3. Make goals that are SMART.
The SMART framework should always be used to help set achievable goals. The acronym stands for specific, measurable, achievable, realistic, and timely. These are the attributes that make a goal worthwhile.
Importantly, this step cannot be completed until a budget has been created and people know how much they will be able to save in the coming months. Each goal needs to have a very specific purpose.
Examples include paying for a wedding or getting a credit card paid down to zero. There should also be a clear way to track progress, such as establishing a savings account made specifically for the goal or credit card statements.
Having a budget allows individuals to estimate the time that it will take to reach the goal. Sometimes, saving enough for the desired wedding in a year is not feasible, but it could be possible in 18 months. Knowing this upfront helps with overall planning.
Creating goals according to the SMART paradigm can also help individuals identify strategies for helping to achieve them. For example, individuals may choose to utilize automated savings or balance transfers to a low-interest account.
4. Create some form of accountability.
Ultimately, individuals need to hold themselves responsible for achieving their financial goals.
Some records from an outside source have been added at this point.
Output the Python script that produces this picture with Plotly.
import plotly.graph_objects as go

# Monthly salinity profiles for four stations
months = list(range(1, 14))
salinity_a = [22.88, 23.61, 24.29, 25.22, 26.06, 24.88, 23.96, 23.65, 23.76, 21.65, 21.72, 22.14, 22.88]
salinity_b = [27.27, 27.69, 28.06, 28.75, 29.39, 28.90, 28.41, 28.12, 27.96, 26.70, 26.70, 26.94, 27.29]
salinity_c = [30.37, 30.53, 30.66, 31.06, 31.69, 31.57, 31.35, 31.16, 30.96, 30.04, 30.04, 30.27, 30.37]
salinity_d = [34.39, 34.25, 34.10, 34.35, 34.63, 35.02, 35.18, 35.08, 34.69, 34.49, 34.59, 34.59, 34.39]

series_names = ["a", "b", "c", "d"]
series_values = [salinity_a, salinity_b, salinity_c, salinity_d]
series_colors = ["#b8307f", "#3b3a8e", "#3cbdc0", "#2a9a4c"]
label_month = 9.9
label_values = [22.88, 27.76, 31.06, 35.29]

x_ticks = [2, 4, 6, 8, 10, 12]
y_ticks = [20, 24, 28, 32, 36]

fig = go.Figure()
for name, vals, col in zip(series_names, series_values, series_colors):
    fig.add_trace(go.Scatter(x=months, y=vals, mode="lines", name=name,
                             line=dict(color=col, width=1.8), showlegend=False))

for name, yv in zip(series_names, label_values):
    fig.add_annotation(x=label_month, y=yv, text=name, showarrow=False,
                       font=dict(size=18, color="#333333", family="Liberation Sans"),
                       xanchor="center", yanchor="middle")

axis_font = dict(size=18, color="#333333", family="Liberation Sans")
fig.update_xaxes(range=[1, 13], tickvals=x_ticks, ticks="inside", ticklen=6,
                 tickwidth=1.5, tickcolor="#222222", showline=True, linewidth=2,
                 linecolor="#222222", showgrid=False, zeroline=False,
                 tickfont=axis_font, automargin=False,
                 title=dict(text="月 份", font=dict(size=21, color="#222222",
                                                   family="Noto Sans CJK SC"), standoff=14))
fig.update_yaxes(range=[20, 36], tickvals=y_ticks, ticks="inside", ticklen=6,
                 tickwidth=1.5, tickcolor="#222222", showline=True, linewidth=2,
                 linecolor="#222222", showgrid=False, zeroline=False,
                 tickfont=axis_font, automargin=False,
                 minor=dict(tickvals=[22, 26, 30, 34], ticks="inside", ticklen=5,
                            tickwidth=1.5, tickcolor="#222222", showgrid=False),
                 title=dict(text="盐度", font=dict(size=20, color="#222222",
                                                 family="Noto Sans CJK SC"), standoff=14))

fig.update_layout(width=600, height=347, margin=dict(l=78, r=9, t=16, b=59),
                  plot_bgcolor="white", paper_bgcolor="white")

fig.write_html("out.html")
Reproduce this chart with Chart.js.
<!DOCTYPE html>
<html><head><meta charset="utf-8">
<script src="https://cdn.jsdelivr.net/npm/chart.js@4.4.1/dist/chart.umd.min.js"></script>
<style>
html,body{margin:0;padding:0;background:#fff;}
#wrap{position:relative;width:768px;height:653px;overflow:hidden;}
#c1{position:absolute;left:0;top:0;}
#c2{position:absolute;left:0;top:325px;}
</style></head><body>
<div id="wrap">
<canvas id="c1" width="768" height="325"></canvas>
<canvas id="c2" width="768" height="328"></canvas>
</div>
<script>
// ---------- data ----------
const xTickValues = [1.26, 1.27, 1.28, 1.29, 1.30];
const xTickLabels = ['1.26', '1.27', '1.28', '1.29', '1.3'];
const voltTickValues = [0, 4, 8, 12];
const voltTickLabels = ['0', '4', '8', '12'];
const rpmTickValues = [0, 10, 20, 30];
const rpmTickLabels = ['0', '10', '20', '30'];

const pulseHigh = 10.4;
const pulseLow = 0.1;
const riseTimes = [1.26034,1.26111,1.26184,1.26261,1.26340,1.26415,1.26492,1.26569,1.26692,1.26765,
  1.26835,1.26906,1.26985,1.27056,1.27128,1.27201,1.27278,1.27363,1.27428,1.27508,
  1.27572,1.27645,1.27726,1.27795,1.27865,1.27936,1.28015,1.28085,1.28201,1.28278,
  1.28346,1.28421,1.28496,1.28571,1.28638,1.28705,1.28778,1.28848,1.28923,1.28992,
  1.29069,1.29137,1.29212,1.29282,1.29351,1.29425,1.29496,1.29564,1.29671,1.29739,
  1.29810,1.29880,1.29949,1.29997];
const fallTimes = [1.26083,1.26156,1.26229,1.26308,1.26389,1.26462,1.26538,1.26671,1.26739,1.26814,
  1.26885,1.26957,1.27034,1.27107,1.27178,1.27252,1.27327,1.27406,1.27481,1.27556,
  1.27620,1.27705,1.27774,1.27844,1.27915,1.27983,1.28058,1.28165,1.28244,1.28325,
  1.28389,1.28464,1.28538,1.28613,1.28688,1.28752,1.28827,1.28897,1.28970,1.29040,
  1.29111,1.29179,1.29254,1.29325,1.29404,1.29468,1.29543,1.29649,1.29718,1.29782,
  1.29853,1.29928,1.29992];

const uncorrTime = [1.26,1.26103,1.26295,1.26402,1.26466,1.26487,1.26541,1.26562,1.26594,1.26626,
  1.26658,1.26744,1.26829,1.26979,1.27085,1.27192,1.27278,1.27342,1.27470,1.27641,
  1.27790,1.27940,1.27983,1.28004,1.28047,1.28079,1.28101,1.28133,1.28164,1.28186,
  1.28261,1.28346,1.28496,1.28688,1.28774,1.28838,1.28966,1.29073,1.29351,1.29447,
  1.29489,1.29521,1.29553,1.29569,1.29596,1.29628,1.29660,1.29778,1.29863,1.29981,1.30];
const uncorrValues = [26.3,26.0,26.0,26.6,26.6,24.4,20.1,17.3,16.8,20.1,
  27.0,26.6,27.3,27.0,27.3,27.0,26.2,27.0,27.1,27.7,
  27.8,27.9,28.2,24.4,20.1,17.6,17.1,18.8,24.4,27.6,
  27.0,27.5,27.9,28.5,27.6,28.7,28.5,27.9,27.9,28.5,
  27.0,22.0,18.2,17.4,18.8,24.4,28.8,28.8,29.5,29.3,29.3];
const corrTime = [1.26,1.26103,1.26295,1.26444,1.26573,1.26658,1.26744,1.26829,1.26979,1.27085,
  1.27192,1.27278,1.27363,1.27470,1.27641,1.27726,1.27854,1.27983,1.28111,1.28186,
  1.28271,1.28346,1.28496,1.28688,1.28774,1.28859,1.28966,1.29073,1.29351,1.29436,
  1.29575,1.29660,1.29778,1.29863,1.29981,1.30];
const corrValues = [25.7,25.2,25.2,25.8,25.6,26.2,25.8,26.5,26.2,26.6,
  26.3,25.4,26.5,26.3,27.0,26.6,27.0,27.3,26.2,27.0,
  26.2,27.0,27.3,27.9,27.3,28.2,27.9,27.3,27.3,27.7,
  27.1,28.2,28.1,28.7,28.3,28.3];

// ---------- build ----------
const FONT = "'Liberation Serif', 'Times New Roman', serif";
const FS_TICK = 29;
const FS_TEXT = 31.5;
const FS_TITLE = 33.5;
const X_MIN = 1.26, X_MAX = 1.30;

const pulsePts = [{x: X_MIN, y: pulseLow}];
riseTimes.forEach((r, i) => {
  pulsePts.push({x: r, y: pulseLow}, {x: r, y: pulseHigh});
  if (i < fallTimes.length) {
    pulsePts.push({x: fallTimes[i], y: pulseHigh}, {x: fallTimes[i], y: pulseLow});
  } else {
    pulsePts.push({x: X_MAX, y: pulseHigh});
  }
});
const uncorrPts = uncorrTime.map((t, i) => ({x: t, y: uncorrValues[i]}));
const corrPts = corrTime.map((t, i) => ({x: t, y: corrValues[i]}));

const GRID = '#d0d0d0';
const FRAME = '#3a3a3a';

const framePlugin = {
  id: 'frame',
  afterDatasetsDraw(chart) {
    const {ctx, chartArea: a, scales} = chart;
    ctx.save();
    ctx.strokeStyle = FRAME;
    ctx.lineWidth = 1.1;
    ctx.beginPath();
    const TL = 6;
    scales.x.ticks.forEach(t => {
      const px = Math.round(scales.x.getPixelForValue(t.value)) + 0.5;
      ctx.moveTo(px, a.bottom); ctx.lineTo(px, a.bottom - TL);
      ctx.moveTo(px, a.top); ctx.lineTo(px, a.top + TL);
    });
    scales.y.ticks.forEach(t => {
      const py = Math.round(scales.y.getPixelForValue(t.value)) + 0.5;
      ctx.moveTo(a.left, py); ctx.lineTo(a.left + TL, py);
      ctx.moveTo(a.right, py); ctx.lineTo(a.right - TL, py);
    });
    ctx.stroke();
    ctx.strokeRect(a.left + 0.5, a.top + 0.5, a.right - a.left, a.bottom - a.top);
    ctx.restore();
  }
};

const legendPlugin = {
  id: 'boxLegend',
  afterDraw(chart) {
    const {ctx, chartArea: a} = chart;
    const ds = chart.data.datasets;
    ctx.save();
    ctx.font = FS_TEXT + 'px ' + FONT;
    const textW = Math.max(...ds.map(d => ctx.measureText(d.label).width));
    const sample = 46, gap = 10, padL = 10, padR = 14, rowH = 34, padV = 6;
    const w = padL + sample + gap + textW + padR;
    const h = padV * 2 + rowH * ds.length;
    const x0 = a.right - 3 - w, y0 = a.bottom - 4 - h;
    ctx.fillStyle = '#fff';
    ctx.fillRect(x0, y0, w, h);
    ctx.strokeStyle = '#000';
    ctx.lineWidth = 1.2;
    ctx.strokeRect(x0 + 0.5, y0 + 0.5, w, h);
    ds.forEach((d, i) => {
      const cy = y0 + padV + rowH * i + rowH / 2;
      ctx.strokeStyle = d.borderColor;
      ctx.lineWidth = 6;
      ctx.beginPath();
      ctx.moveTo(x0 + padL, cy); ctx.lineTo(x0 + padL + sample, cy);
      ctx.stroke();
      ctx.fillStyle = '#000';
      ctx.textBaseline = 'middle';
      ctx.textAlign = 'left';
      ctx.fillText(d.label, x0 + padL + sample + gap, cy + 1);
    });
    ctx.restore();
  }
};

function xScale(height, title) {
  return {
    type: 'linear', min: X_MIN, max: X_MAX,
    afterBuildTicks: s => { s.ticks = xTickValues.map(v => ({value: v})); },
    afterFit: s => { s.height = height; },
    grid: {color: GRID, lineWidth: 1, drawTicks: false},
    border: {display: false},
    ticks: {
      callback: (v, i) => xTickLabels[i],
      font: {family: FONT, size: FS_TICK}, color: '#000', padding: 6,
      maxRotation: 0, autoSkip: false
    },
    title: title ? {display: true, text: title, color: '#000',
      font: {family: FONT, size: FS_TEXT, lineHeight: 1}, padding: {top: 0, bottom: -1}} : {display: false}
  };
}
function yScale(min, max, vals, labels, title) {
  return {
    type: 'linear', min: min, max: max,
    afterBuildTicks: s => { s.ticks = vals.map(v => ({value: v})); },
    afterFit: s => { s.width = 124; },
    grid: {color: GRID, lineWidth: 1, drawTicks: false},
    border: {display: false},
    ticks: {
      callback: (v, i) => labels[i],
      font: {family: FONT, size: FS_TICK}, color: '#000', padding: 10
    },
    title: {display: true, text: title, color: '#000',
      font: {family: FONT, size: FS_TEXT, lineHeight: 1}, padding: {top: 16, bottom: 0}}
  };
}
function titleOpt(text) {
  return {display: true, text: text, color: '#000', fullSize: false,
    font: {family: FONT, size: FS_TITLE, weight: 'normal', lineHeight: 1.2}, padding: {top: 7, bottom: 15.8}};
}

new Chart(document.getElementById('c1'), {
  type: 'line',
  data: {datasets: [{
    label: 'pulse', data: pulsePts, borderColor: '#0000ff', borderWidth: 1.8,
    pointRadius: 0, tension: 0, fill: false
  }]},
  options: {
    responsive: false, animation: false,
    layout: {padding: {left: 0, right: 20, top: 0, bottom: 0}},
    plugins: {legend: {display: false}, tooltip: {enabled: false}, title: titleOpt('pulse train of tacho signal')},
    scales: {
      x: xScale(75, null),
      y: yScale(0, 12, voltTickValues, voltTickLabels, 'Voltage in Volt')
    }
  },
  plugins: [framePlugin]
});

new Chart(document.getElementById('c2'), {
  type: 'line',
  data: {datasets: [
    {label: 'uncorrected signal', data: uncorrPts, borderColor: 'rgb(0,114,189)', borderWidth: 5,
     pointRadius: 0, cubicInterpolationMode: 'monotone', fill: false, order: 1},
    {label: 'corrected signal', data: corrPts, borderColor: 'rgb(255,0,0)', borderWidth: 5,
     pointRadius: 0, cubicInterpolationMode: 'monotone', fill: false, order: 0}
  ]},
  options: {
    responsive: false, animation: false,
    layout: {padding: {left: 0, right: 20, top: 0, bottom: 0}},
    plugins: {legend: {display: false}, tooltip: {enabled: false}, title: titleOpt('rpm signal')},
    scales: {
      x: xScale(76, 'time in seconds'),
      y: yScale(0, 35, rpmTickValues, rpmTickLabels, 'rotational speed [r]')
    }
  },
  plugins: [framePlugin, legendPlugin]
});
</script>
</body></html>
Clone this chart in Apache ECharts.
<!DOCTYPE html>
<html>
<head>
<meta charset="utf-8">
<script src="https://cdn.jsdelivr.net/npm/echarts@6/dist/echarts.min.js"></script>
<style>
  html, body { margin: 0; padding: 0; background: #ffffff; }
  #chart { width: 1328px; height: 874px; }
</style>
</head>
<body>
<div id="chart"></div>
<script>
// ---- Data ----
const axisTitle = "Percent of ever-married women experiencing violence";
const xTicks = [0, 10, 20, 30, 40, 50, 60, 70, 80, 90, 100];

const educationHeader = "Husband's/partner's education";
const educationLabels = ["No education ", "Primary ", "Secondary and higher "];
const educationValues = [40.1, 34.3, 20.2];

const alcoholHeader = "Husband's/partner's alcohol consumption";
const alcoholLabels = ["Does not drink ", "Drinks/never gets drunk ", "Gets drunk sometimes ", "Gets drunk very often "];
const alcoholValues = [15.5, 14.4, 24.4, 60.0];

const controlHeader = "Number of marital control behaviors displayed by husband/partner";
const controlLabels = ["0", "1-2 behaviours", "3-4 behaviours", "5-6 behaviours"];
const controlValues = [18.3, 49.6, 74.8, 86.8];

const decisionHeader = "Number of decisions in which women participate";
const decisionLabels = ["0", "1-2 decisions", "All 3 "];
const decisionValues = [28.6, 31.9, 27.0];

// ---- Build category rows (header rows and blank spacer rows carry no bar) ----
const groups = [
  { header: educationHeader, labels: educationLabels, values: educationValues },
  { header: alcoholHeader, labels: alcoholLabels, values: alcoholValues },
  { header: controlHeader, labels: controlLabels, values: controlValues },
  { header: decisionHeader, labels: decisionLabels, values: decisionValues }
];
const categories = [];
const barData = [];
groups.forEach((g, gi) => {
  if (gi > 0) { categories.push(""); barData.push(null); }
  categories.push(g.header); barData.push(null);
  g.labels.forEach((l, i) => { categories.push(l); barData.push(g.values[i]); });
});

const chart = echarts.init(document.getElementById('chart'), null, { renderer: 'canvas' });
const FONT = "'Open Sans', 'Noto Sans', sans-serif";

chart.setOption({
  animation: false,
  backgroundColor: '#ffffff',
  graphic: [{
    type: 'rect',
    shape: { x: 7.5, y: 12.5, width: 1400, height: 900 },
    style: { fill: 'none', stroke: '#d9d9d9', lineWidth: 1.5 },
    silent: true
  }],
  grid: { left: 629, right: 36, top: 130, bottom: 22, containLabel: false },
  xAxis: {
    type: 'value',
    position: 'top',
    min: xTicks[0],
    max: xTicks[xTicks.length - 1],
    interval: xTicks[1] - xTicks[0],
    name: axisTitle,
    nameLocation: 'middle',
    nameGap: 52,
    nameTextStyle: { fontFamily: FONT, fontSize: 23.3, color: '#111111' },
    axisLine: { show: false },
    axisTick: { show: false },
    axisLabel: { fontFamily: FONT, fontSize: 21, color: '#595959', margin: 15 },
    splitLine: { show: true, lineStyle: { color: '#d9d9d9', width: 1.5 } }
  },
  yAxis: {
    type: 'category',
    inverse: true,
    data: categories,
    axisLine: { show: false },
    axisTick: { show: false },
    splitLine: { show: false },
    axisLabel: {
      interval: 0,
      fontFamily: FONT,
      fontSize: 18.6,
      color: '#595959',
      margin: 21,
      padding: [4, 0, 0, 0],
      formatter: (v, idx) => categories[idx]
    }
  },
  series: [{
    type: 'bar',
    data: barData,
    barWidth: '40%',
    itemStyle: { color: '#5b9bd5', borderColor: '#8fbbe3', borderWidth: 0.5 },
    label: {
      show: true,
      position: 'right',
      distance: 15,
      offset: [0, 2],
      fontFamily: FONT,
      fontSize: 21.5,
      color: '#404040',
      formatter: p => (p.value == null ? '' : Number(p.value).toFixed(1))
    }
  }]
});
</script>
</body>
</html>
However, it is a good idea to create some form of accountability. At the very least, individuals should write down their goals, and identify a strategic plan for reaching them.
Ideally, individuals can discuss their goals with friends or family who can check in with them and help measure progress. This system helps because it can keep people on the right track, even when they feel like they are not making progress. Sometimes, it makes sense to discuss goals with professionals, especially when it comes to saving for retirement or making investments.
Accountability involves checking in with goals along the way. For long-term goals, it makes sense to set benchmarks or break them up into short-term objectives. Then, individuals have a sense of accomplishment once they reach those short-term goals.
Celebrating achievement is important for maintaining morale during the process of achieving goals. Checking in on goals is also important because it gives people a chance to reconsider their goals and make changes when necessary. Goals can change, as can personal situations, so it is important to reassess periodically.